• **Prompt**: Pictures aside, quote the whole listing exactly.

• **Supplied records**:
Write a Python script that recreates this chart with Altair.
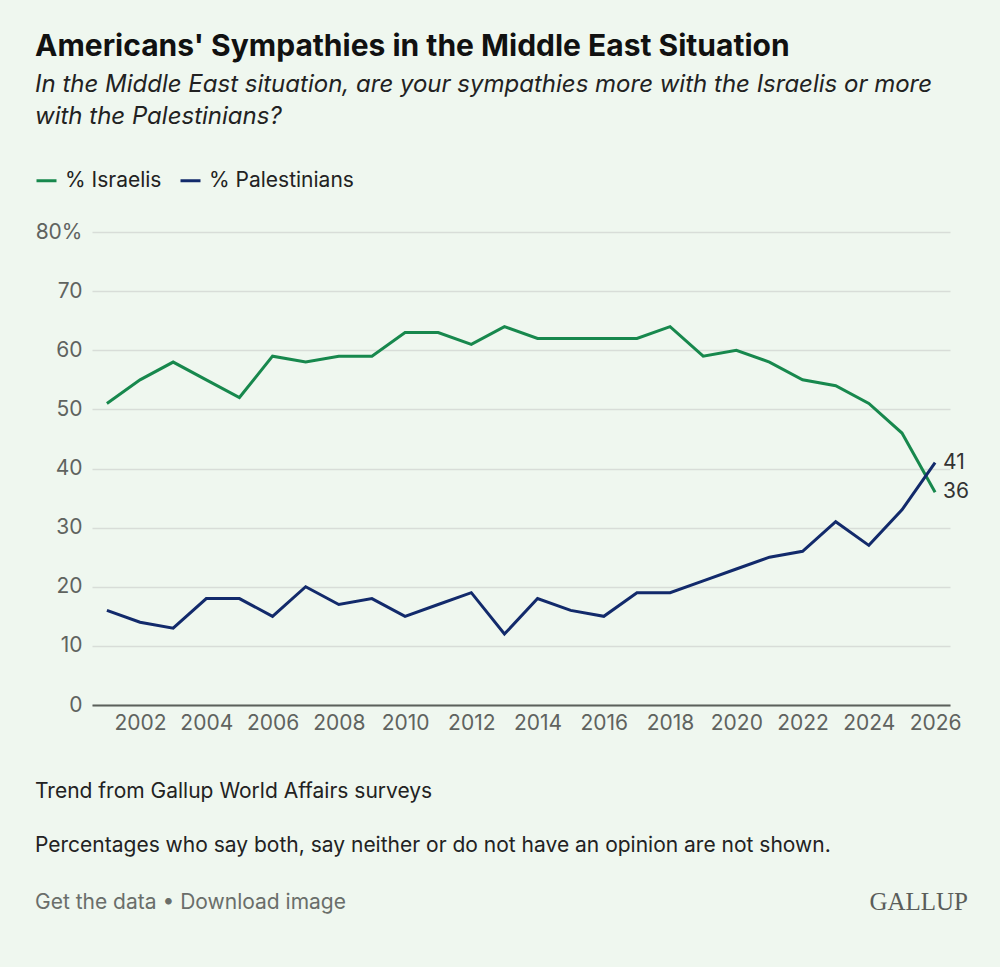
import altair as alt
import pandas as pd

years = list(range(2001, 2027))
israelis = [51, 55, 58, 55, 52, 59, 58, 59, 59, 63, 63, 61, 64, 62, 62, 62, 62, 64, 59, 60, 58, 55, 54, 51, 46, 36]
palestinians = [16, 14, 13, 18, 18, 15, 20, 17, 18, 15, 17, 19, 12, 18, 16, 15, 19, 19, 21, 23, 25, 26, 31, 27, 33, 41]
series_names = ["% Israelis", "% Palestinians"]
series_colors = ["#17884d", "#122a6b"]
x_ticks = list(range(2002, 2027, 2))
y_ticks = [0, 10, 20, 30, 40, 50, 60, 70, 80]

title = "Americans' Sympathies in the Middle East Situation"
subtitle1 = "In the Middle East situation, are your sympathies more with the Israelis or more"
subtitle2 = "with the Palestinians?"
note1 = "Trend from Gallup World Affairs surveys"
note2 = "Percentages who say both, say neither or do not have an opinion are not shown."
links = "Get the data \u2022 Download image"
brand = "GALLUP"

FONT = "Inter"

rows = []
for y, a, b in zip(years, israelis, palestinians):
    rows.append({"year": y, "series": series_names[0], "value": a})
    rows.append({"year": y, "series": series_names[1], "value": b})
df = pd.DataFrame(rows)

x_enc = alt.X("year:Q",
              scale=alt.Scale(domain=[2000.55, 2026.45], nice=False, zero=False),
              axis=alt.Axis(values=x_ticks, format="d", grid=False, ticks=False,
                            domainColor="#5b605b", domainWidth=2, labelFontSize=21,
                            labelColor="#5f635f", labelPadding=7, labelFlush=False,
                            labelFont=FONT, title=None, zindex=1))
y_enc = alt.Y("value:Q",
              scale=alt.Scale(domain=[0, 80], nice=False),
              axis=alt.Axis(values=y_ticks, labelExpr="datum.value == 80 ? '80%' : datum.label",
                            grid=True, gridColor="#d8ddd8", gridWidth=1.5, ticks=False,
                            domain=False, labelFontSize=21, labelColor="#5f635f",
                            labelPadding=10, labelFont=FONT, title=None))
color_enc = alt.Color("series:N",
                      scale=alt.Scale(domain=series_names, range=series_colors),
                      sort=series_names,
                      legend=alt.Legend(orient="none", legendX=-57, legendY=-63,
                                        direction="horizontal", title=None,
                                        symbolType="stroke", symbolStrokeWidth=3,
                                        symbolSize=400, labelFontSize=21,
                                        labelColor="#222222", labelFont=FONT,
                                        columnPadding=12, labelOffset=7))

lines = alt.Chart(df).mark_line(strokeWidth=3).encode(x=x_enc, y=y_enc, color=color_enc)

end_labels = alt.Chart(df[df["year"] == years[-1]]).mark_text(
    align="left", baseline="middle", dx=8, fontSize=21, font=FONT, color="#333333"
).encode(x="year:Q", y="value:Q", text="value:Q")


def txt(s, x, y, size, color="#111111", weight="normal", style="normal", align="left", font=FONT):
    return alt.Chart(pd.DataFrame({"t": [s]})).mark_text(
        align=align, baseline="alphabetic", fontSize=size, fontWeight=weight,
        fontStyle=style, color=color, font=font
    ).encode(text="t:N", x=alt.value(x), y=alt.value(y))


texts = [
    txt(title, -57, -176, 30, "#111111", "bold"),
    txt(subtitle1, -57, -140, 24, "#222222", style="italic"),
    txt(subtitle2, -57, -108, 24, "#222222", style="italic"),
    txt(note1, -57, 566, 21, "#222222"),
    txt(note2, -57, 620, 21, "#222222"),
    txt(links, -57, 677, 21, "#6a6e6a"),
    txt(brand, 876, 678, 25, "#5a5d5a", align="right", font="Liberation Serif"),
]

chart = alt.layer(lines, end_labels, *texts).properties(
    width=858, height=473,
    autosize=alt.AutoSizeParams(type="none"),
    padding={"left": 92, "top": 232, "right": 50, "bottom": 262},
    background="#eff7ef",
).configure_view(stroke=None)

chart.save("out.html", embed_options={"renderer": "svg", "actions": False})
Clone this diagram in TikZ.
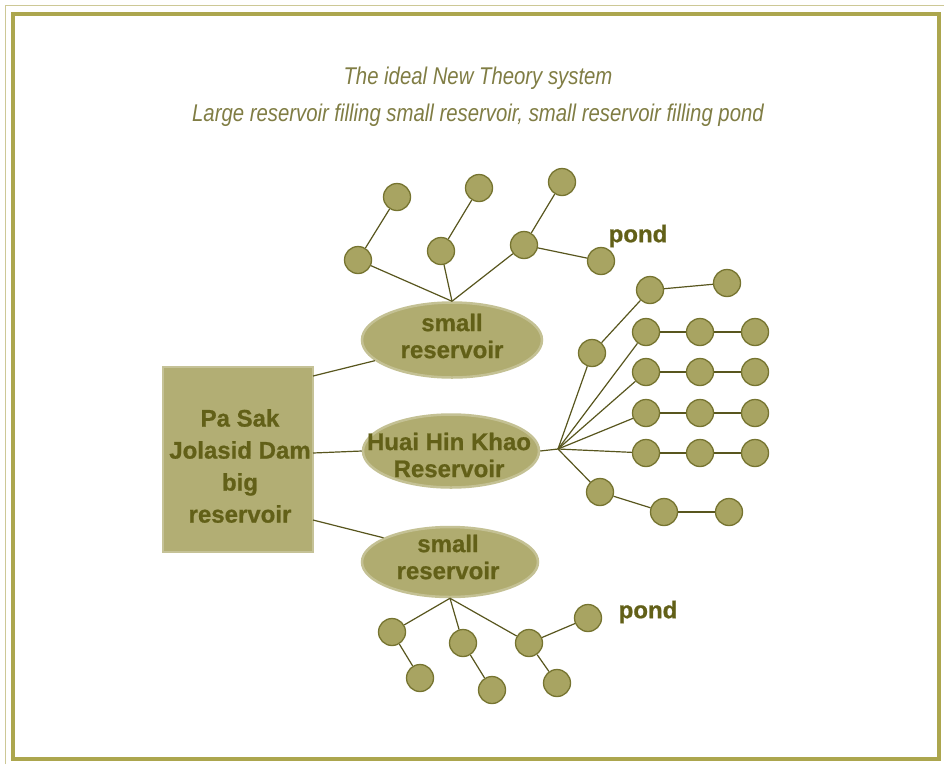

• **Written response**:
Write a Python script that recreates this chart with Altair.
import altair as alt
import pandas as pd

years = list(range(2001, 2027))
israelis = [51, 55, 58, 55, 52, 59, 58, 59, 59, 63, 63, 61, 64, 62, 62, 62, 62, 64, 59, 60, 58, 55, 54, 51, 46, 36]
palestinians = [16, 14, 13, 18, 18, 15, 20, 17, 18, 15, 17, 19, 12, 18, 16, 15, 19, 19, 21, 23, 25, 26, 31, 27, 33, 41]
series_names = ["% Israelis", "% Palestinians"]
series_colors = ["#17884d", "#122a6b"]
x_ticks = list(range(2002, 2027, 2))
y_ticks = [0, 10, 20, 30, 40, 50, 60, 70, 80]

title = "Americans' Sympathies in the Middle East Situation"
subtitle1 = "In the Middle East situation, are your sympathies more with the Israelis or more"
subtitle2 = "with the Palestinians?"
note1 = "Trend from Gallup World Affairs surveys"
note2 = "Percentages who say both, say neither or do not have an opinion are not shown."
links = "Get the data \u2022 Download image"
brand = "GALLUP"

FONT = "Inter"

rows = []
for y, a, b in zip(years, israelis, palestinians):
    rows.append({"year": y, "series": series_names[0], "value": a})
    rows.append({"year": y, "series": series_names[1], "value": b})
df = pd.DataFrame(rows)

x_enc = alt.X("year:Q",
              scale=alt.Scale(domain=[2000.55, 2026.45], nice=False, zero=False),
              axis=alt.Axis(values=x_ticks, format="d", grid=False, ticks=False,
                            domainColor="#5b605b", domainWidth=2, labelFontSize=21,
                            labelColor="#5f635f", labelPadding=7, labelFlush=False,
                            labelFont=FONT, title=None, zindex=1))
y_enc = alt.Y("value:Q",
              scale=alt.Scale(domain=[0, 80], nice=False),
              axis=alt.Axis(values=y_ticks, labelExpr="datum.value == 80 ? '80%' : datum.label",
                            grid=True, gridColor="#d8ddd8", gridWidth=1.5, ticks=False,
                            domain=False, labelFontSize=21, labelColor="#5f635f",
                            labelPadding=10, labelFont=FONT, title=None))
color_enc = alt.Color("series:N",
                      scale=alt.Scale(domain=series_names, range=series_colors),
                      sort=series_names,
                      legend=alt.Legend(orient="none", legendX=-57, legendY=-63,
                                        direction="horizontal", title=None,
                                        symbolType="stroke", symbolStrokeWidth=3,
                                        symbolSize=400, labelFontSize=21,
                                        labelColor="#222222", labelFont=FONT,
                                        columnPadding=12, labelOffset=7))

lines = alt.Chart(df).mark_line(strokeWidth=3).encode(x=x_enc, y=y_enc, color=color_enc)

end_labels = alt.Chart(df[df["year"] == years[-1]]).mark_text(
    align="left", baseline="middle", dx=8, fontSize=21, font=FONT, color="#333333"
).encode(x="year:Q", y="value:Q", text="value:Q")


def txt(s, x, y, size, color="#111111", weight="normal", style="normal", align="left", font=FONT):
    return alt.Chart(pd.DataFrame({"t": [s]})).mark_text(
        align=align, baseline="alphabetic", fontSize=size, fontWeight=weight,
        fontStyle=style, color=color, font=font
    ).encode(text="t:N", x=alt.value(x), y=alt.value(y))


texts = [
    txt(title, -57, -176, 30, "#111111", "bold"),
    txt(subtitle1, -57, -140, 24, "#222222", style="italic"),
    txt(subtitle2, -57, -108, 24, "#222222", style="italic"),
    txt(note1, -57, 566, 21, "#222222"),
    txt(note2, -57, 620, 21, "#222222"),
    txt(links, -57, 677, 21, "#6a6e6a"),
    txt(brand, 876, 678, 25, "#5a5d5a", align="right", font="Liberation Serif"),
]

chart = alt.layer(lines, end_labels, *texts).properties(
    width=858, height=473,
    autosize=alt.AutoSizeParams(type="none"),
    padding={"left": 92, "top": 232, "right": 50, "bottom": 262},
    background="#eff7ef",
).configure_view(stroke=None)

chart.save("out.html", embed_options={"renderer": "svg", "actions": False})
Clone this diagram in TikZ.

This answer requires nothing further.